Vande Walle passe le vainqueur au scanner.

Le jeu sur la ligne

 » Je suis toujours fort surpris quand j’entends que tel ou tel gardien est bon sur sa ligne. Je réponds alors : -S’il n’est pas bon sur sa ligne, qu’il change de métier ! Pour jouer en D1, il faut être très, très bon dans son petit rectangle. Evidemment, il y en a qui sont encore plus forts que les autres. Jusqu’en fin de saison dernière, le numéro 1, dans le jeu sur la ligne, était pour moi Dany Verlinden. Aujourd’hui, c’est Bertrand « .

Les sorties

 » C’est l’aspect du métier qui est le plus difficile à travailler. On peut améliorer tout ce qui a un côté technique chez les gardiens. Mais les sorties, la façon de se jeter dans une mêlée, c’est bien plus que de la technique. C’est surtout une question de culot, de courage. Il faut oser. Mais on ne retrouve jamais, à l’entraînement, les conditions de match. Vos coéquipiers ne vous rentreront jamais dedans comme des attaquants adverses. Tout le monde lève inconsciemment le pied à l’entraînement, parce qu’on ne veut pas prendre le risque de se blesser quand il n’y a pas d’enjeu. Il y a aussi, pour le gardien, le risque de passer à travers, de se trouer complètement et d’encaisser. Sur 50 centres expédiés dans une mêlée composée de ses propres coéquipiers, un keeper osera peut-être sortir 50 fois. Mais il se retiendra presque automatiquement en match parce que le côté imprévisible et la hantise d’un choc terrible le paralyseront, le scotcheront sur sa ligne. Le meilleur, dans ce domaine précis, c’est Filip De Wilde. Il n’a peur de rien. Dans un tout autre style, Verlinden était efficace aussi. Il ne sortait pratiquement jamais. On disait qu’il avait peur de s’écarter de son but à cause de sa petite taille. Pour moi, c’était surtout une preuve d’intelligence. Il savait qu’il avait plus de chances d’arrêter le ballon en restant sur sa ligne, grâce à ses réflexes fabuleux. Il avait sans doute raison. Laquait n’est pas mauvais dans les sorties.
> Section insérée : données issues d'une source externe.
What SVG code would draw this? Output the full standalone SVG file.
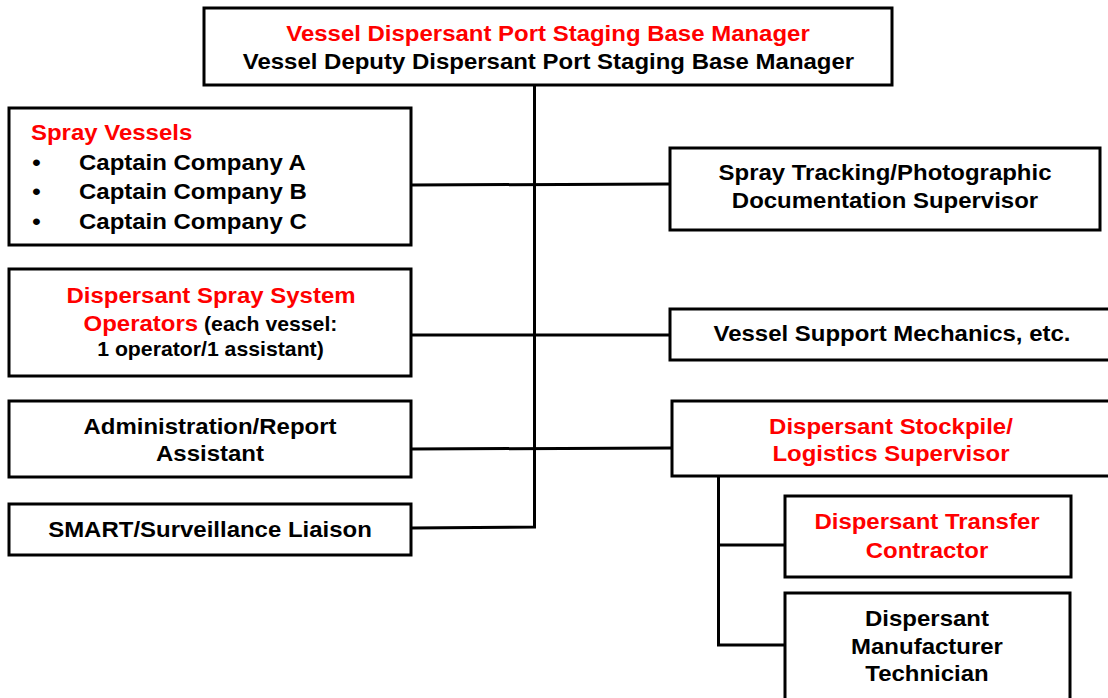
<svg xmlns="http://www.w3.org/2000/svg" width="1108" height="698" viewBox="0 0 1108 698">
  <style>
    .box { fill: #ffffff; stroke: #000000; stroke-width: 3; }
    .link { fill: none; stroke: #000000; stroke-width: 3; }
    text { font-family: "Liberation Sans", Arial, sans-serif; font-weight: bold; font-size: 22px; fill: #000000; }
    .red { fill: #ff0000; }
    .small { font-size: 19.5px; }
    .c { text-anchor: middle; }
  </style>
  <rect width="1108" height="698" fill="#ffffff"/>

  <!-- connectors -->
  <g id="connectors">
    <polyline class="link" points="534.5,85 534.5,527 411,528"/>
    <line class="link" x1="411" y1="185" x2="670" y2="184"/>
    <line class="link" x1="411" y1="335" x2="670" y2="335"/>
    <line class="link" x1="411" y1="449" x2="672" y2="448"/>
    <polyline class="link" points="718.5,476 718.5,645 785,645"/>
    <line class="link" x1="718.5" y1="545" x2="785" y2="545"/>
  </g>

  <!-- labels use a slightly widened face: x positions are divided by 1.09 -->
  <g id="manager">
    <rect class="box" x="204" y="8" width="688" height="77"/>
    <g transform="scale(1.09 1)">
      <text class="c red" x="502.75" y="41">Vessel Dispersant Port Staging Base Manager</text>
      <text class="c" x="503.2" y="69">Vessel Deputy Dispersant Port Staging Base Manager</text>
    </g>
  </g>

  <g id="spray-vessels">
    <rect class="box" x="9" y="108" width="402" height="137"/>
    <g transform="scale(1.09 1)">
      <text class="red" x="28.44" y="140">Spray Vessels</text>
      <text x="29.5" y="170">•</text>
      <text x="72.48" y="170">Captain Company A</text>
      <text x="29.5" y="199">•</text>
      <text x="72.48" y="199">Captain Company B</text>
      <text x="29.5" y="229">•</text>
      <text x="72.48" y="229">Captain Company C</text>
    </g>
  </g>

  <g id="spray-operators">
    <rect class="box" x="9" y="269" width="402" height="107"/>
    <g transform="scale(1.09 1)">
      <text class="c red" x="193.58" y="303">Dispersant Spray System</text>
      <text class="c" x="193.1" y="331"><tspan class="red">Operators</tspan><tspan class="small"> (each vessel:</tspan></text>
      <text class="c small" x="193.1" y="356">1 operator/1 assistant)</text>
    </g>
  </g>

  <g id="admin-assistant">
    <rect class="box" x="9" y="401" width="402" height="76"/>
    <g transform="scale(1.09 1)">
      <text class="c" x="192.66" y="434">Administration/Report</text>
      <text class="c" x="192.66" y="461">Assistant</text>
    </g>
  </g>

  <g id="smart-liaison">
    <rect class="box" x="9" y="504" width="402" height="51"/>
    <g transform="scale(1.09 1)">
      <text class="c" x="192.66" y="537">SMART/Surveillance Liaison</text>
    </g>
  </g>

  <g id="spray-tracking">
    <rect class="box" x="670" y="148" width="430" height="82"/>
    <g transform="scale(1.09 1)">
      <text class="c" x="811.93" y="180">Spray Tracking/Photographic</text>
      <text class="c" x="811.93" y="208">Documentation Supervisor</text>
    </g>
  </g>

  <g id="support-mechanics">
    <rect class="box" x="670" y="309" width="445" height="51"/>
    <g transform="scale(1.09 1)">
      <text class="c" x="818.35" y="341">Vessel Support Mechanics, etc.</text>
    </g>
  </g>

  <g id="stockpile-supervisor">
    <rect class="box" x="672" y="401" width="443" height="75"/>
    <g transform="scale(1.09 1)">
      <text class="c red" x="817.43" y="434">Dispersant Stockpile/</text>
      <text class="c red" x="817.43" y="461">Logistics Supervisor</text>
    </g>
  </g>

  <g id="transfer-contractor">
    <rect class="box" x="785" y="496" width="286" height="81"/>
    <g transform="scale(1.09 1)">
      <text class="c red" x="850.46" y="529">Dispersant Transfer</text>
      <text class="c red" x="850.46" y="558">Contractor</text>
    </g>
  </g>

  <g id="manufacturer-technician">
    <rect class="box" x="785" y="593" width="285" height="110"/>
    <g transform="scale(1.09 1)">
      <text class="c" x="850.46" y="626">Dispersant</text>
      <text class="c" x="850.46" y="654">Manufacturer</text>
      <text class="c" x="850.46" y="681">Technician</text>
    </g>
  </g>
</svg>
Il ose se mouiller, prendre ses responsabilités, mais il refuse les risques inutiles. Il les calcule « .

Le jeu au pied

 » Laquait est dans la très bonne moyenne. Il tire bien son épingle du jeu, sans être extraordinaire. C’est un pur droitier mais il sait utiliser ses deux pieds : contrôle du gauche suivi d’un dégagement du droit, ou l’inverse. Nous travaillons beaucoup cet aspect de son jeu. Le meilleur exercice, pour qu’un gardien améliore son jeu au pied, est de l’intégrer dans des démarquages, de le faire jouer au foot. Cela l’oblige à contrôler du pied, de la poitrine ou de la tête, à lever la tête pour bien voir qui bouge autour de lui, et à donner des passes précises. Il sollicite souvent des ballons en retrait, en match : c’est la preuve qu’il n’a pas peur « .

Les dégagements

 » Il dégage à l’espagnole : il se déhanche un peu et fait pivoter le corps pour prendre le ballon légèrement de côté. C’est, en quelque sorte, une volée de biais. Beaucoup de gardiens espagnols utilisent cette technique. Elle n’est pas facile à apprendre, mais une fois qu’on la maîtrise, elle a plusieurs avantages : ça permet de dégager très loin (parce que le pivotement du corps fait l’effet d’un bras de levier) et d’être très précis tout en économisant ses forces. La volée simple se résume à frapper droit devant soi, le plus haut et le plus loin possible. Le drop est une troisième possibilité : on prend le ballon après un mini-rebond.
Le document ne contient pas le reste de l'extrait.